_GOAL_:
Output the data word for word, dropping every image.

Start THE DATA

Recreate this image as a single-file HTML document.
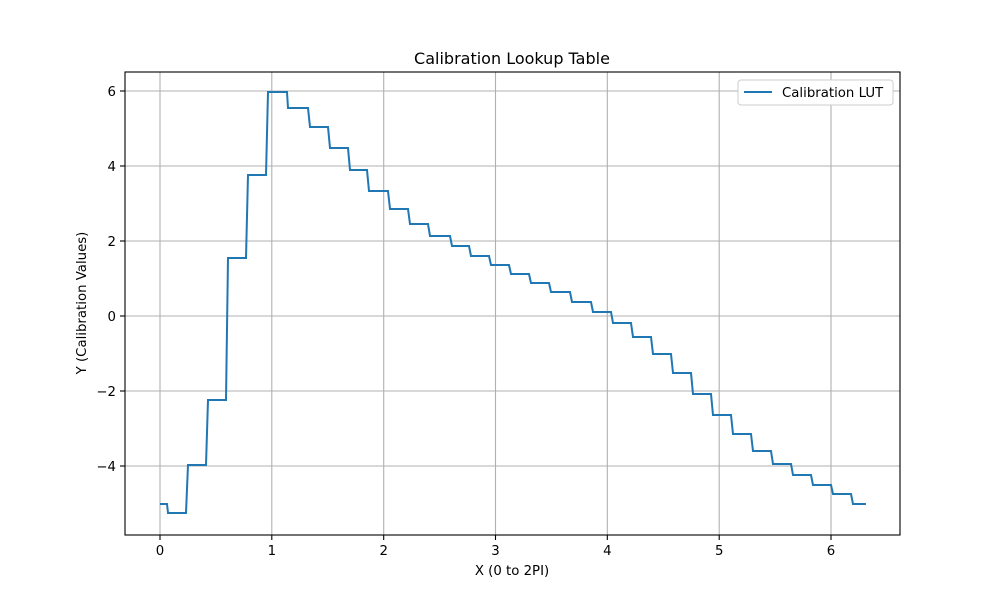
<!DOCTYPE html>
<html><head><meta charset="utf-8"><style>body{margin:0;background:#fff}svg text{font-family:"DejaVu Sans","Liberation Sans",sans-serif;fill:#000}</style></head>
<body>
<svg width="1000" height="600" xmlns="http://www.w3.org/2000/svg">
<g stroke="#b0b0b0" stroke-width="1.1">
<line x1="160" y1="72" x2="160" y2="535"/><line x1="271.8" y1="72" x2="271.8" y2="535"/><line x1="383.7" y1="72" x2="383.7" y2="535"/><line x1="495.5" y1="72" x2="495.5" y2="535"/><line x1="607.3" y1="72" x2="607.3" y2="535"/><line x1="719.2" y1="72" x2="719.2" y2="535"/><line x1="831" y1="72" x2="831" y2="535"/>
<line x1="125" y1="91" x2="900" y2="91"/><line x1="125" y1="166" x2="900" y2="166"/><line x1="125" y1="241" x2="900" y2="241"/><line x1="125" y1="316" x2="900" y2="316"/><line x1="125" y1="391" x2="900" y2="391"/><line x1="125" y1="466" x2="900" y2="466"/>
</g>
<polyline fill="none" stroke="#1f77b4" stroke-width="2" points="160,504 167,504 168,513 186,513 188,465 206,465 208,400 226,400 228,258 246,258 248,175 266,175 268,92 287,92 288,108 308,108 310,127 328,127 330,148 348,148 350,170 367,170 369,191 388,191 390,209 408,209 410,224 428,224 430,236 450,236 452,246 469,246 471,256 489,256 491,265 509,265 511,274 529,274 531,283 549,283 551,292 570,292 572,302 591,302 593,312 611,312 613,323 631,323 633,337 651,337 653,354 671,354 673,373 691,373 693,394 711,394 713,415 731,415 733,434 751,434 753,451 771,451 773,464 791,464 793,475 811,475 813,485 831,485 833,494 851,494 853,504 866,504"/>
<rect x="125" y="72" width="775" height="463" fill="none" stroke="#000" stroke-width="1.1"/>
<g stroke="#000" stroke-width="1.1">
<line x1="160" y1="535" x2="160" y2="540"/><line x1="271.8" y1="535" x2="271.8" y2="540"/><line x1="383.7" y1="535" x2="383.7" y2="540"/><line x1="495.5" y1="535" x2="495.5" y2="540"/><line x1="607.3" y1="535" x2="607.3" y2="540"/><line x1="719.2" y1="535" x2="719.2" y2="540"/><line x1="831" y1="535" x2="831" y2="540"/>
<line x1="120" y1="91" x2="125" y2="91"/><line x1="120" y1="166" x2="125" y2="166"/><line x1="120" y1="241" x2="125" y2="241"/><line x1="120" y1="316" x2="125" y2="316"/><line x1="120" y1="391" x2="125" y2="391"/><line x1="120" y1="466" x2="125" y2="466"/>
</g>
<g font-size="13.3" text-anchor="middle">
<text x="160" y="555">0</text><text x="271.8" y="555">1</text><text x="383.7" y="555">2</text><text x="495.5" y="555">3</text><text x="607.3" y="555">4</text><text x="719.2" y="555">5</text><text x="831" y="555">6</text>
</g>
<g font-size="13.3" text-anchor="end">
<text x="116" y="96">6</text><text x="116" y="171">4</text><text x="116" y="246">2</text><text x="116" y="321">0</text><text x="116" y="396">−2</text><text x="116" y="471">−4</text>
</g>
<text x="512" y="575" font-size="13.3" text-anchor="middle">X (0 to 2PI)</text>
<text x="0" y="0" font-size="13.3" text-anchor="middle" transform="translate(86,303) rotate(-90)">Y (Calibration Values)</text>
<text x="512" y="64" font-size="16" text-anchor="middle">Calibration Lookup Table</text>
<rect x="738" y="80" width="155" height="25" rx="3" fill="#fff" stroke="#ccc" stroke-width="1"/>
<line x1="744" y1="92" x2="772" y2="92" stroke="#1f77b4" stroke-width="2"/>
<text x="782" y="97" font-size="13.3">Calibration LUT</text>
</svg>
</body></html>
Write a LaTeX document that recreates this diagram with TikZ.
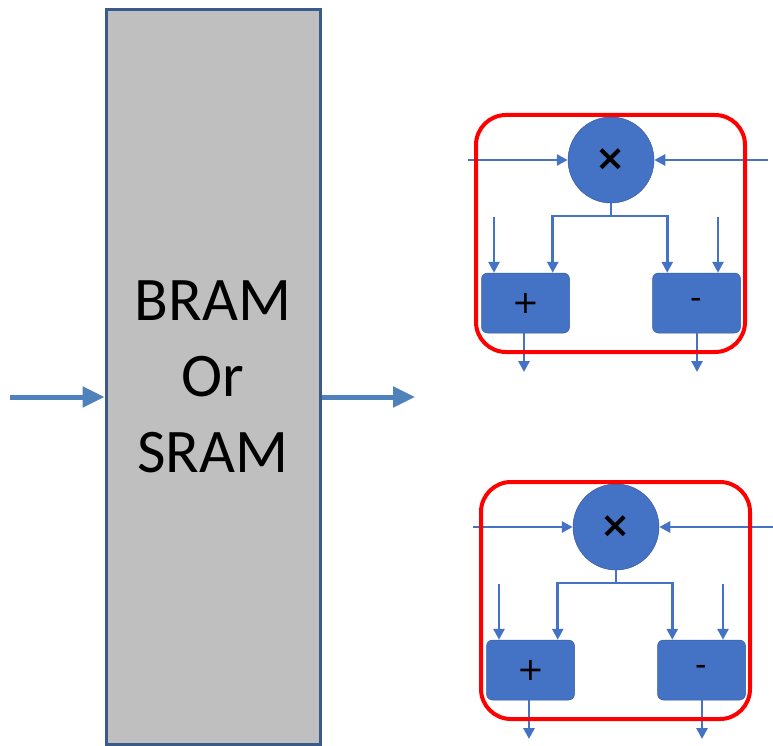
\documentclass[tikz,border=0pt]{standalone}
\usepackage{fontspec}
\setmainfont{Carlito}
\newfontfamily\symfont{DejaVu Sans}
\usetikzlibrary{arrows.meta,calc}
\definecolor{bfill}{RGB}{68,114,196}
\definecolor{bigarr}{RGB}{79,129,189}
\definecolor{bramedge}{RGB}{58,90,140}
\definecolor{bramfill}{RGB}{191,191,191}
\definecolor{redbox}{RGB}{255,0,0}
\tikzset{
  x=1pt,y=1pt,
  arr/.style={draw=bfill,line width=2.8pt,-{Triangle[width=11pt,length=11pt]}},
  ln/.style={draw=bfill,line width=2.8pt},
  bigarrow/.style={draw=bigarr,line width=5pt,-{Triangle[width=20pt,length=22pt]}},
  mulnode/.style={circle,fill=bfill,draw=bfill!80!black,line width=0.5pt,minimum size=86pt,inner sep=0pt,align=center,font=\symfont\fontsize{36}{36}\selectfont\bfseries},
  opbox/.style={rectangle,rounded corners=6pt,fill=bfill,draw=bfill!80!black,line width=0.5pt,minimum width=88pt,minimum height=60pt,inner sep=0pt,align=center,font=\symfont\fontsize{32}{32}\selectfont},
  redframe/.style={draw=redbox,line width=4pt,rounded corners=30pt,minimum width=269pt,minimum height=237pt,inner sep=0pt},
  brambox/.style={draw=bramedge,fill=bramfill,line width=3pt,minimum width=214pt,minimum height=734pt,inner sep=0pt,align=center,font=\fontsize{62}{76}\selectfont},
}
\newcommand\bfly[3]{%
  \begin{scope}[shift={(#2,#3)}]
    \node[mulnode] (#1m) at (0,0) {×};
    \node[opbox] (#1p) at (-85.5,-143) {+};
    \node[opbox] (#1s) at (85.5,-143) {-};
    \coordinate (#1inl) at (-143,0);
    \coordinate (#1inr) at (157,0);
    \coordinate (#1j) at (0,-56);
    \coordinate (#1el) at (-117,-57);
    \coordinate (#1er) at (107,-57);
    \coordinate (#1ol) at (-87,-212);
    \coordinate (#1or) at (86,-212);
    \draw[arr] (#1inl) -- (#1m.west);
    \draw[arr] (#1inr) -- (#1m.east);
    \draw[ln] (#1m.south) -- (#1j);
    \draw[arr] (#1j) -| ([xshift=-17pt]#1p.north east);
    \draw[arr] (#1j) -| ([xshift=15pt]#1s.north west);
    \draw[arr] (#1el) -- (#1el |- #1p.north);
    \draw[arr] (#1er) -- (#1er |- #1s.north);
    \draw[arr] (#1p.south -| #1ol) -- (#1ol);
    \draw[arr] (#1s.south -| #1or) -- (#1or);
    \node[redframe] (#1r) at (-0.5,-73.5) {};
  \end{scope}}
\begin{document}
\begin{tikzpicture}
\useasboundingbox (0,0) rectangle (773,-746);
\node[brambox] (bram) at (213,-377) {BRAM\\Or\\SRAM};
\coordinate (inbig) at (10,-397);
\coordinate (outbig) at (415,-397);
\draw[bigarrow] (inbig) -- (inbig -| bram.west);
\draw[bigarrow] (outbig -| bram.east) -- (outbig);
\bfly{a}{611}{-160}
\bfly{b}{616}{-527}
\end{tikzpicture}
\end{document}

End THE DATA

_THE OUTPUT_:
Recreate this image as a single-file HTML document.
<!DOCTYPE html>
<html><head><meta charset="utf-8"><style>body{margin:0;background:#fff}svg text{font-family:"DejaVu Sans","Liberation Sans",sans-serif;fill:#000}</style></head>
<body>
<svg width="1000" height="600" xmlns="http://www.w3.org/2000/svg">
<g stroke="#b0b0b0" stroke-width="1.1">
<line x1="160" y1="72" x2="160" y2="535"/><line x1="271.8" y1="72" x2="271.8" y2="535"/><line x1="383.7" y1="72" x2="383.7" y2="535"/><line x1="495.5" y1="72" x2="495.5" y2="535"/><line x1="607.3" y1="72" x2="607.3" y2="535"/><line x1="719.2" y1="72" x2="719.2" y2="535"/><line x1="831" y1="72" x2="831" y2="535"/>
<line x1="125" y1="91" x2="900" y2="91"/><line x1="125" y1="166" x2="900" y2="166"/><line x1="125" y1="241" x2="900" y2="241"/><line x1="125" y1="316" x2="900" y2="316"/><line x1="125" y1="391" x2="900" y2="391"/><line x1="125" y1="466" x2="900" y2="466"/>
</g>
<polyline fill="none" stroke="#1f77b4" stroke-width="2" points="160,504 167,504 168,513 186,513 188,465 206,465 208,400 226,400 228,258 246,258 248,175 266,175 268,92 287,92 288,108 308,108 310,127 328,127 330,148 348,148 350,170 367,170 369,191 388,191 390,209 408,209 410,224 428,224 430,236 450,236 452,246 469,246 471,256 489,256 491,265 509,265 511,274 529,274 531,283 549,283 551,292 570,292 572,302 591,302 593,312 611,312 613,323 631,323 633,337 651,337 653,354 671,354 673,373 691,373 693,394 711,394 713,415 731,415 733,434 751,434 753,451 771,451 773,464 791,464 793,475 811,475 813,485 831,485 833,494 851,494 853,504 866,504"/>
<rect x="125" y="72" width="775" height="463" fill="none" stroke="#000" stroke-width="1.1"/>
<g stroke="#000" stroke-width="1.1">
<line x1="160" y1="535" x2="160" y2="540"/><line x1="271.8" y1="535" x2="271.8" y2="540"/><line x1="383.7" y1="535" x2="383.7" y2="540"/><line x1="495.5" y1="535" x2="495.5" y2="540"/><line x1="607.3" y1="535" x2="607.3" y2="540"/><line x1="719.2" y1="535" x2="719.2" y2="540"/><line x1="831" y1="535" x2="831" y2="540"/>
<line x1="120" y1="91" x2="125" y2="91"/><line x1="120" y1="166" x2="125" y2="166"/><line x1="120" y1="241" x2="125" y2="241"/><line x1="120" y1="316" x2="125" y2="316"/><line x1="120" y1="391" x2="125" y2="391"/><line x1="120" y1="466" x2="125" y2="466"/>
</g>
<g font-size="13.3" text-anchor="middle">
<text x="160" y="555">0</text><text x="271.8" y="555">1</text><text x="383.7" y="555">2</text><text x="495.5" y="555">3</text><text x="607.3" y="555">4</text><text x="719.2" y="555">5</text><text x="831" y="555">6</text>
</g>
<g font-size="13.3" text-anchor="end">
<text x="116" y="96">6</text><text x="116" y="171">4</text><text x="116" y="246">2</text><text x="116" y="321">0</text><text x="116" y="396">−2</text><text x="116" y="471">−4</text>
</g>
<text x="512" y="575" font-size="13.3" text-anchor="middle">X (0 to 2PI)</text>
<text x="0" y="0" font-size="13.3" text-anchor="middle" transform="translate(86,303) rotate(-90)">Y (Calibration Values)</text>
<text x="512" y="64" font-size="16" text-anchor="middle">Calibration Lookup Table</text>
<rect x="738" y="80" width="155" height="25" rx="3" fill="#fff" stroke="#ccc" stroke-width="1"/>
<line x1="744" y1="92" x2="772" y2="92" stroke="#1f77b4" stroke-width="2"/>
<text x="782" y="97" font-size="13.3">Calibration LUT</text>
</svg>
</body></html>
Write a LaTeX document that recreates this diagram with TikZ.
\documentclass[tikz,border=0pt]{standalone}
\usepackage{fontspec}
\setmainfont{Carlito}
\newfontfamily\symfont{DejaVu Sans}
\usetikzlibrary{arrows.meta,calc}
\definecolor{bfill}{RGB}{68,114,196}
\definecolor{bigarr}{RGB}{79,129,189}
\definecolor{bramedge}{RGB}{58,90,140}
\definecolor{bramfill}{RGB}{191,191,191}
\definecolor{redbox}{RGB}{255,0,0}
\tikzset{
  x=1pt,y=1pt,
  arr/.style={draw=bfill,line width=2.8pt,-{Triangle[width=11pt,length=11pt]}},
  ln/.style={draw=bfill,line width=2.8pt},
  bigarrow/.style={draw=bigarr,line width=5pt,-{Triangle[width=20pt,length=22pt]}},
  mulnode/.style={circle,fill=bfill,draw=bfill!80!black,line width=0.5pt,minimum size=86pt,inner sep=0pt,align=center,font=\symfont\fontsize{36}{36}\selectfont\bfseries},
  opbox/.style={rectangle,rounded corners=6pt,fill=bfill,draw=bfill!80!black,line width=0.5pt,minimum width=88pt,minimum height=60pt,inner sep=0pt,align=center,font=\symfont\fontsize{32}{32}\selectfont},
  redframe/.style={draw=redbox,line width=4pt,rounded corners=30pt,minimum width=269pt,minimum height=237pt,inner sep=0pt},
  brambox/.style={draw=bramedge,fill=bramfill,line width=3pt,minimum width=214pt,minimum height=734pt,inner sep=0pt,align=center,font=\fontsize{62}{76}\selectfont},
}
\newcommand\bfly[3]{%
  \begin{scope}[shift={(#2,#3)}]
    \node[mulnode] (#1m) at (0,0) {×};
    \node[opbox] (#1p) at (-85.5,-143) {+};
    \node[opbox] (#1s) at (85.5,-143) {-};
    \coordinate (#1inl) at (-143,0);
    \coordinate (#1inr) at (157,0);
    \coordinate (#1j) at (0,-56);
    \coordinate (#1el) at (-117,-57);
    \coordinate (#1er) at (107,-57);
    \coordinate (#1ol) at (-87,-212);
    \coordinate (#1or) at (86,-212);
    \draw[arr] (#1inl) -- (#1m.west);
    \draw[arr] (#1inr) -- (#1m.east);
    \draw[ln] (#1m.south) -- (#1j);
    \draw[arr] (#1j) -| ([xshift=-17pt]#1p.north east);
    \draw[arr] (#1j) -| ([xshift=15pt]#1s.north west);
    \draw[arr] (#1el) -- (#1el |- #1p.north);
    \draw[arr] (#1er) -- (#1er |- #1s.north);
    \draw[arr] (#1p.south -| #1ol) -- (#1ol);
    \draw[arr] (#1s.south -| #1or) -- (#1or);
    \node[redframe] (#1r) at (-0.5,-73.5) {};
  \end{scope}}
\begin{document}
\begin{tikzpicture}
\useasboundingbox (0,0) rectangle (773,-746);
\node[brambox] (bram) at (213,-377) {BRAM\\Or\\SRAM};
\coordinate (inbig) at (10,-397);
\coordinate (outbig) at (415,-397);
\draw[bigarrow] (inbig) -- (inbig -| bram.west);
\draw[bigarrow] (outbig -| bram.east) -- (outbig);
\bfly{a}{611}{-160}
\bfly{b}{616}{-527}
\end{tikzpicture}
\end{document}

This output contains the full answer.